Igreja Assembleia de Deus e a política - Jornal O Globo faz ampla reportagem sobre a AD

 Presente em todos os estados, denominação agregou políticos das mais diferentes ideologias e, com disputas internas, mantém canais abertos com Lula e Bolsonaro de olho em 2023

Por Bernardo Mello, Eduardo Gonçalves e Natália Portinari — Rio e Brasília

 

Salto evangélico: Assembleia de Deus, maior rede de igrejas do país, tem laços políticos de Eduardo Cunha e Feliciano a Marina Silva
Culto em uma das igrejas da Assembleia de Deus, em Manaus: mais de 43 mil templos espalhados pelo país Márcia Foletto

Enquanto a ex-ministra Marina Silva, na última segunda-feira, declarava apoio à candidatura do ex-presidente Lula (PT) e criticava o uso de mensagens religiosas contra o petista, o deputado federal Marco Feliciano (PL-SP) publicava o vídeo de um pastor pedindo voto no presidente Jair Bolsonaro (PL) na igreja e uma foto sua com a Bíblia.

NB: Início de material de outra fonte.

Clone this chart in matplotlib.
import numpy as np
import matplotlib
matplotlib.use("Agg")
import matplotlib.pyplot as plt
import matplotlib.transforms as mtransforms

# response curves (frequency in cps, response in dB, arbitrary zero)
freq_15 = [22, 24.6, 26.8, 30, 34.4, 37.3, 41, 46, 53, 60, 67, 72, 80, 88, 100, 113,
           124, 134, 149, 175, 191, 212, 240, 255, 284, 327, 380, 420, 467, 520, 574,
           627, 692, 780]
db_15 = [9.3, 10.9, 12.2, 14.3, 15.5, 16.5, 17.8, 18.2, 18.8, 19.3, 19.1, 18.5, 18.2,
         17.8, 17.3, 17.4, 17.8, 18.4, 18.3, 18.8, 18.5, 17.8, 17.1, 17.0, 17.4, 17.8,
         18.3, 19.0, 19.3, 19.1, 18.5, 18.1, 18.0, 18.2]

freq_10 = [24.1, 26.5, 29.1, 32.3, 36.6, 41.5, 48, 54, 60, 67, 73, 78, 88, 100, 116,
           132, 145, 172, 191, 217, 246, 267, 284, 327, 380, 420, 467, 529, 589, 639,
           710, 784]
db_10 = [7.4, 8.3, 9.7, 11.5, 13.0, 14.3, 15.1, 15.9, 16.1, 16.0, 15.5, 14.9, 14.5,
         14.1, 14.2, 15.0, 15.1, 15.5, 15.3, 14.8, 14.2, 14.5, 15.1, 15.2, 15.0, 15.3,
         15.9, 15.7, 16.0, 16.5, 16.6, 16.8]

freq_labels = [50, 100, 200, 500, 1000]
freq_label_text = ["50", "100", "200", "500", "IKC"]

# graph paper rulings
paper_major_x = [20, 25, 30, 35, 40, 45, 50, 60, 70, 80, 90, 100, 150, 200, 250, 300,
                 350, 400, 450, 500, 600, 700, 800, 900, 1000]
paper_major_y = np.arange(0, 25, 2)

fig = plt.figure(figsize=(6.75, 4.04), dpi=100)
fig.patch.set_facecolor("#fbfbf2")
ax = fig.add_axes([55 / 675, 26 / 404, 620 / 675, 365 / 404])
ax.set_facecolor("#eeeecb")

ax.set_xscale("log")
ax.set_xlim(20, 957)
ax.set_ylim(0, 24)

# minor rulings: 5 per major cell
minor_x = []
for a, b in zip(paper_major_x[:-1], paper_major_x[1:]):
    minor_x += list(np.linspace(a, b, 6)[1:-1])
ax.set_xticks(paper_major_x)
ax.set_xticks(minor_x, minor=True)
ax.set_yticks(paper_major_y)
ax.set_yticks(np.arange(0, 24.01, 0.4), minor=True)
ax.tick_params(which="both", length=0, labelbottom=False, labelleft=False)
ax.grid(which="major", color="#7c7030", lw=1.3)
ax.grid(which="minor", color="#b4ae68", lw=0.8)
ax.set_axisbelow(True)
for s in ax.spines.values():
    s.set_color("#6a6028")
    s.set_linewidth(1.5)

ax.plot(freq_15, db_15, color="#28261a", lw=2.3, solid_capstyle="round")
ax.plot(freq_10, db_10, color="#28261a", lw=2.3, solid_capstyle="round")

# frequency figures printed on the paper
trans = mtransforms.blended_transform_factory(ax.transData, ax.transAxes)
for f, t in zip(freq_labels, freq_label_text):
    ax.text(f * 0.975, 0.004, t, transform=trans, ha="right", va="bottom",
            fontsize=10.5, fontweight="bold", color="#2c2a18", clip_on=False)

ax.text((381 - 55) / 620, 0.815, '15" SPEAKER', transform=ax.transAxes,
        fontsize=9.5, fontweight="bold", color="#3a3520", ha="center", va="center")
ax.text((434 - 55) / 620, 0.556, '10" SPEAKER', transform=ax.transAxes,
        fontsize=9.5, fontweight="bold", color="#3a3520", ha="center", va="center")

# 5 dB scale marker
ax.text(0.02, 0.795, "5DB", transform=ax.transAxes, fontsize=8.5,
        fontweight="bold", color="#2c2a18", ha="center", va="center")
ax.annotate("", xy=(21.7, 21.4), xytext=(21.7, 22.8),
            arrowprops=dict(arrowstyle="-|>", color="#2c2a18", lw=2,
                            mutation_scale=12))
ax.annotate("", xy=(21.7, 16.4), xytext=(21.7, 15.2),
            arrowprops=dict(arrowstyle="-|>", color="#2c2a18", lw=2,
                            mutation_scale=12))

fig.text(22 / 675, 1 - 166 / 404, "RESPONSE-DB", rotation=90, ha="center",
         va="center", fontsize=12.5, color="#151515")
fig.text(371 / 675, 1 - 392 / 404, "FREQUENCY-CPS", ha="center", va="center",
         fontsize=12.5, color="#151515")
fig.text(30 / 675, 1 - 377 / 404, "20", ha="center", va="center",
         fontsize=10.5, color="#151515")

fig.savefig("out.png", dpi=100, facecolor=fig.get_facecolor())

  • Os dois são como água e óleo quando se trata de política, mas há algo a uni-los: a Assembleia de Deus, maior rede de igrejas evangélicas do país. Presente em todos os estados da federação e com 43,5 mil registros em vigor na Receita Federal, segundo dados levantados pela organização Brasil.io, a denominação tem mais templos no país do que a quantidade de agências dos Correios (11 mil) ou lotéricas (13 mil). A cada quatro igrejas evangélicas abertas na última década, uma carrega “Assembleia de Deus” no nome.

— Hoje se diz que Assembleia de Deus é que nem Coca-Cola, porque tem em todo lugar — afirma o ex-deputado e pastor Everaldo Pereira (PSC), responsável por batizar, em 2016, Bolsonaro no Rio Jordão, em Israel.— Na década de 1980, as lideranças diziam na Constituinte que a igreja também tinha que estar no Congresso. Eram pastores levando o púlpito para o Congresso — completa a deputada federal Benedita da Silva (PT), aliada de Lula, sobre a eleição de deputados das Assembleias de Deus por diferentes legendas, da direita à esquerda (foram 110 assembleianos compondo a bancada evangélica nos últimos 20 anos, por siglas como PL, PSDB, MDB e PT).

Crescimento da Assembleia de Deus — Foto: Arte / O Globo

Crescimento da Assembleia de Deus — Foto: Arte / O Globo

A alta capilaridade da Assembleia de Deus e a capacidade de agregar políticos das mais diversas ideologias se justificam por sua origem e a forma como se organizou ao longo dos anos. Fundada por dois pastores suecos, Daniel Berg e Gunnar Vingren, que chegaram no início do século XX a Belém (PA), vindos dos Estados Unidos, a igreja se diferenciou dos “protestantes históricos” pela doutrina — centrada em manifestações do Espírito Santo através de curas divinas e do “falar em línguas estranhas” como em um transe— e pela ênfase e maleabilidade na expansão. Diferentes pesquisadores analisam as Assembleias de Deus não como organismo singular, mas como uma “marca de respeitabilidade entre igrejas”, como define o pastor Luciano Luna, hoje assessor de partidos políticos. Em lugar de um líder único, como na Igreja Universal, o funcionamento ocorre como um sistema de franquias.

— Diferente de outras igrejas, não há uma cúpula decidindo estrategicamente onde vai se abrir cada igreja. Por isso é possível encontrar uma Assembleia do lado da outra, na mesma rua — explica Gedeon Alencar, doutor em Ciências da Religião pela PUC-SP.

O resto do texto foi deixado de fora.